One way of looking at the CELL processor is to treat it as eight digital signal processors (DSP), augmented with a control processor, on a single chip.
One of the major shortcomings of the current CELL processor for numerical application is the relatively slow speed of the double precision arithmetic. The next reincarnation of the CELL processor is going to include a fully-pipelined double precision unit, which will deliver the speed of 12.8 Gflop/s from a single SPE clocked at 3.2 GHz, and 102.4 Gflop/s from an 8-SPE system, what is going to make the chip a very hard competitor in the world of scientific and engineering computing.
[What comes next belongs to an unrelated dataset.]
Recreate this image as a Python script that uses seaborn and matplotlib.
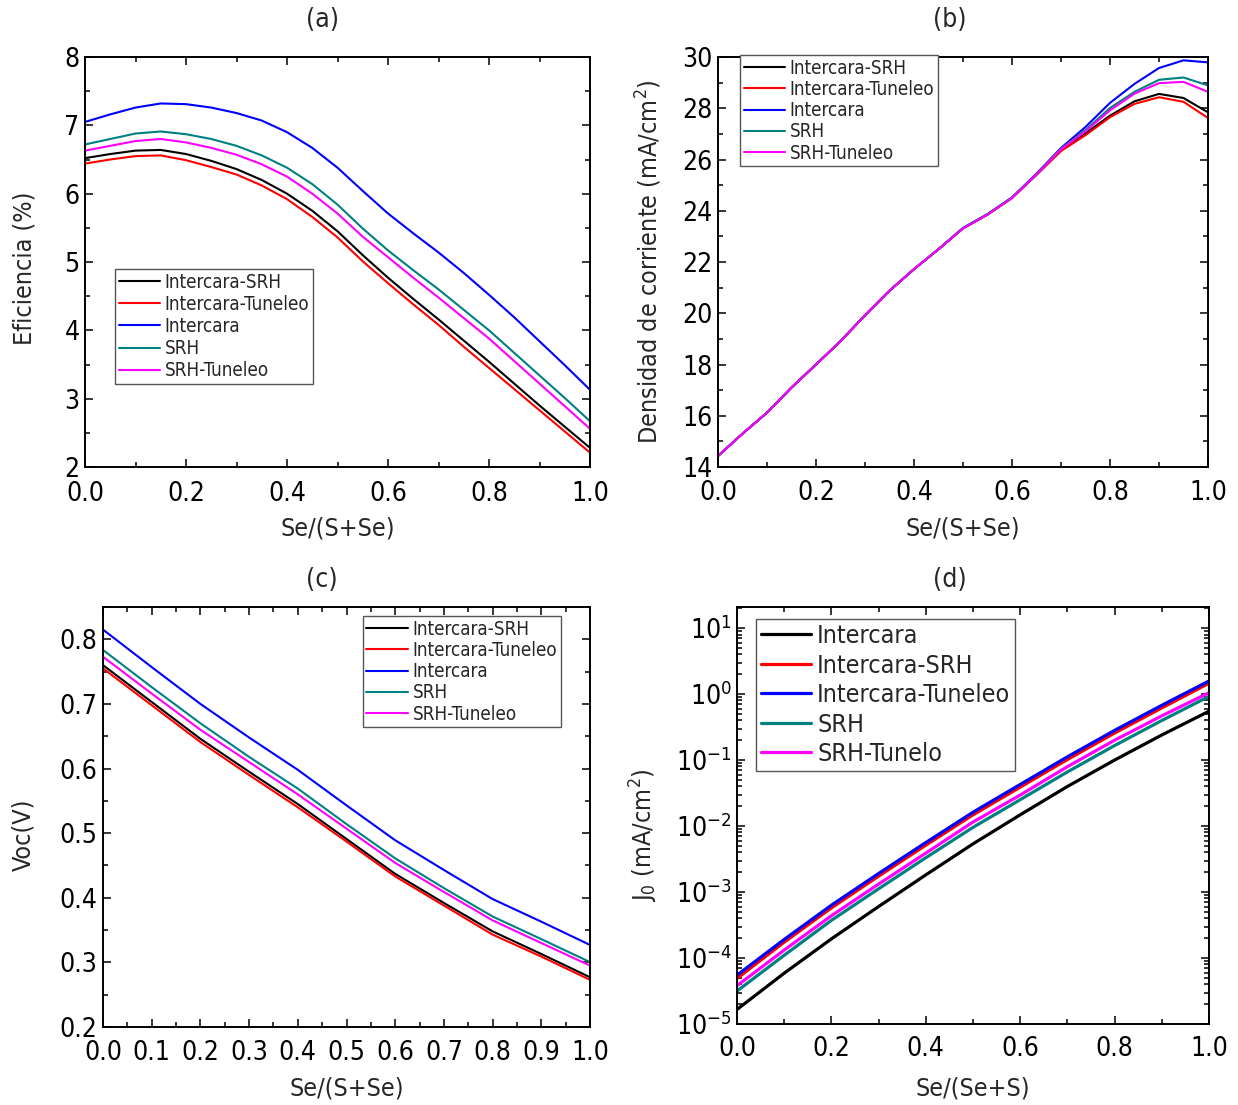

Given that, the current CELL processor employs a rather modest number of transistors of 234 million. It is not hard to envision a CELL processor with more than one PPE and many more SPEs, perhaps reaching the performance of a TeraFlop/s for a single chip.
The Cell2 is expected in 2008 and will initially be used in the Roadrunner supercomputer.
The eight PS3 probably get to a combined 500-800 gigaflops of performance for $3200.